Reproduce the listing below exactly. Pictures do not belong in the copy.

┌──

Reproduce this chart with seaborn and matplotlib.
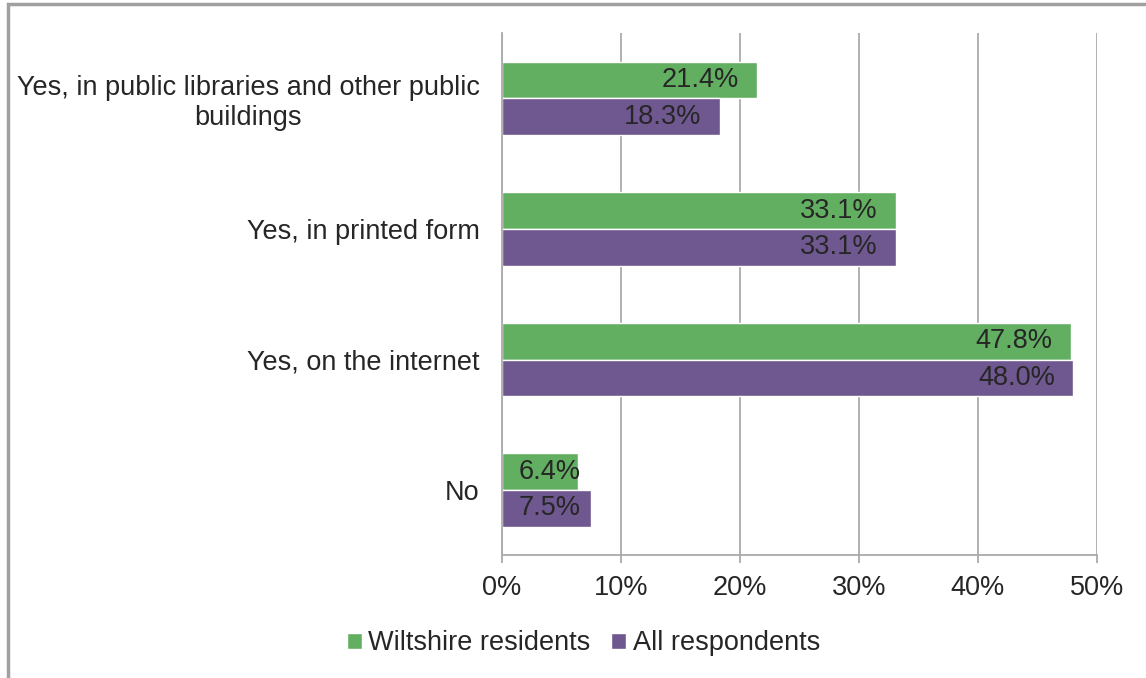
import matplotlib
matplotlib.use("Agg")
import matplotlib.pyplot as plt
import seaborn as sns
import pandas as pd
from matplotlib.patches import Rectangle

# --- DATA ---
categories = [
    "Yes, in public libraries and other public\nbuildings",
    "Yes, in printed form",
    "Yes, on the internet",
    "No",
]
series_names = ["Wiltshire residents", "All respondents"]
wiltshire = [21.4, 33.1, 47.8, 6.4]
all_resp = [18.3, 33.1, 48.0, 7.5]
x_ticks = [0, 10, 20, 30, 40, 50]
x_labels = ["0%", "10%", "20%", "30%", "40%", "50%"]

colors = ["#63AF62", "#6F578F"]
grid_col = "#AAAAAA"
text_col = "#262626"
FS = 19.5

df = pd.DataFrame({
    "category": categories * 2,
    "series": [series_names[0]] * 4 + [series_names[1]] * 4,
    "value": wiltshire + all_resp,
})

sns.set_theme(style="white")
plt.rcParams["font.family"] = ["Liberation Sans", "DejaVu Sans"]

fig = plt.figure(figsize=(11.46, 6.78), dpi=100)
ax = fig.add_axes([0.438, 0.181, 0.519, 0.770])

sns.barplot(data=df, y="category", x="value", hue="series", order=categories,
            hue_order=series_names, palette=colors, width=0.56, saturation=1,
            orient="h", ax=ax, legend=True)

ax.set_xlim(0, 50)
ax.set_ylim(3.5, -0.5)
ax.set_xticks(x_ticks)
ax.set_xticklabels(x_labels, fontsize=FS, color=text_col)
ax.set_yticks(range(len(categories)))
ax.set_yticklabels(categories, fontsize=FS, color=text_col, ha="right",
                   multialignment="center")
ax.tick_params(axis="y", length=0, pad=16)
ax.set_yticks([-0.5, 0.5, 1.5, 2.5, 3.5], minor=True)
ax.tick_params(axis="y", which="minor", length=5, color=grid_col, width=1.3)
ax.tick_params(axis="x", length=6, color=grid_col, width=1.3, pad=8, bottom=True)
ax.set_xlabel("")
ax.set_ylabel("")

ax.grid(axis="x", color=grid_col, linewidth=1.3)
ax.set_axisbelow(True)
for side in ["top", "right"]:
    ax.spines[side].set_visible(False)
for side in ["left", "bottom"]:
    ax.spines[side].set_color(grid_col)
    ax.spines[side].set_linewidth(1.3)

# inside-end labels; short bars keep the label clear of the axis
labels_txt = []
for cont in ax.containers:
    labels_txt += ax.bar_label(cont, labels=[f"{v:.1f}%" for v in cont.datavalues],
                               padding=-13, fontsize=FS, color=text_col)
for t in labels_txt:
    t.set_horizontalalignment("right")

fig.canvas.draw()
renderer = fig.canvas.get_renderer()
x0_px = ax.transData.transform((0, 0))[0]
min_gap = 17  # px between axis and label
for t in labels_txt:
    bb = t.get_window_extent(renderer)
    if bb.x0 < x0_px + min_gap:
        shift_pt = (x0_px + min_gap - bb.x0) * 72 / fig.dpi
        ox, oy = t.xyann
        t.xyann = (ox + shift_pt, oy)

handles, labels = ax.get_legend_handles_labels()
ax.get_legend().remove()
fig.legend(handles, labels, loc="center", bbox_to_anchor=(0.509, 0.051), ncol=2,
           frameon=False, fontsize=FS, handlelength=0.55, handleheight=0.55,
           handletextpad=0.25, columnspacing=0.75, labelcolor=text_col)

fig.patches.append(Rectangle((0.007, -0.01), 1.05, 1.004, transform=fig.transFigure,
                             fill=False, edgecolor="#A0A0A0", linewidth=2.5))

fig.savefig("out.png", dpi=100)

└──

- _Correct answer_
Reproduce this chart with seaborn and matplotlib.
import matplotlib
matplotlib.use("Agg")
import matplotlib.pyplot as plt
import seaborn as sns
import pandas as pd
from matplotlib.patches import Rectangle

# --- DATA ---
categories = [
    "Yes, in public libraries and other public\nbuildings",
    "Yes, in printed form",
    "Yes, on the internet",
    "No",
]
series_names = ["Wiltshire residents", "All respondents"]
wiltshire = [21.4, 33.1, 47.8, 6.4]
all_resp = [18.3, 33.1, 48.0, 7.5]
x_ticks = [0, 10, 20, 30, 40, 50]
x_labels = ["0%", "10%", "20%", "30%", "40%", "50%"]

colors = ["#63AF62", "#6F578F"]
grid_col = "#AAAAAA"
text_col = "#262626"
FS = 19.5

df = pd.DataFrame({
    "category": categories * 2,
    "series": [series_names[0]] * 4 + [series_names[1]] * 4,
    "value": wiltshire + all_resp,
})

sns.set_theme(style="white")
plt.rcParams["font.family"] = ["Liberation Sans", "DejaVu Sans"]

fig = plt.figure(figsize=(11.46, 6.78), dpi=100)
ax = fig.add_axes([0.438, 0.181, 0.519, 0.770])

sns.barplot(data=df, y="category", x="value", hue="series", order=categories,
            hue_order=series_names, palette=colors, width=0.56, saturation=1,
            orient="h", ax=ax, legend=True)

ax.set_xlim(0, 50)
ax.set_ylim(3.5, -0.5)
ax.set_xticks(x_ticks)
ax.set_xticklabels(x_labels, fontsize=FS, color=text_col)
ax.set_yticks(range(len(categories)))
ax.set_yticklabels(categories, fontsize=FS, color=text_col, ha="right",
                   multialignment="center")
ax.tick_params(axis="y", length=0, pad=16)
ax.set_yticks([-0.5, 0.5, 1.5, 2.5, 3.5], minor=True)
ax.tick_params(axis="y", which="minor", length=5, color=grid_col, width=1.3)
ax.tick_params(axis="x", length=6, color=grid_col, width=1.3, pad=8, bottom=True)
ax.set_xlabel("")
ax.set_ylabel("")

ax.grid(axis="x", color=grid_col, linewidth=1.3)
ax.set_axisbelow(True)
for side in ["top", "right"]:
    ax.spines[side].set_visible(False)
for side in ["left", "bottom"]:
    ax.spines[side].set_color(grid_col)
    ax.spines[side].set_linewidth(1.3)

# inside-end labels; short bars keep the label clear of the axis
labels_txt = []
for cont in ax.containers:
    labels_txt += ax.bar_label(cont, labels=[f"{v:.1f}%" for v in cont.datavalues],
                               padding=-13, fontsize=FS, color=text_col)
for t in labels_txt:
    t.set_horizontalalignment("right")

fig.canvas.draw()
renderer = fig.canvas.get_renderer()
x0_px = ax.transData.transform((0, 0))[0]
min_gap = 17  # px between axis and label
for t in labels_txt:
    bb = t.get_window_extent(renderer)
    if bb.x0 < x0_px + min_gap:
        shift_pt = (x0_px + min_gap - bb.x0) * 72 / fig.dpi
        ox, oy = t.xyann
        t.xyann = (ox + shift_pt, oy)

handles, labels = ax.get_legend_handles_labels()
ax.get_legend().remove()
fig.legend(handles, labels, loc="center", bbox_to_anchor=(0.509, 0.051), ncol=2,
           frameon=False, fontsize=FS, handlelength=0.55, handleheight=0.55,
           handletextpad=0.25, columnspacing=0.75, labelcolor=text_col)

fig.patches.append(Rectangle((0.007, -0.01), 1.05, 1.004, transform=fig.transFigure,
                             fill=False, edgecolor="#A0A0A0", linewidth=2.5))

fig.savefig("out.png", dpi=100)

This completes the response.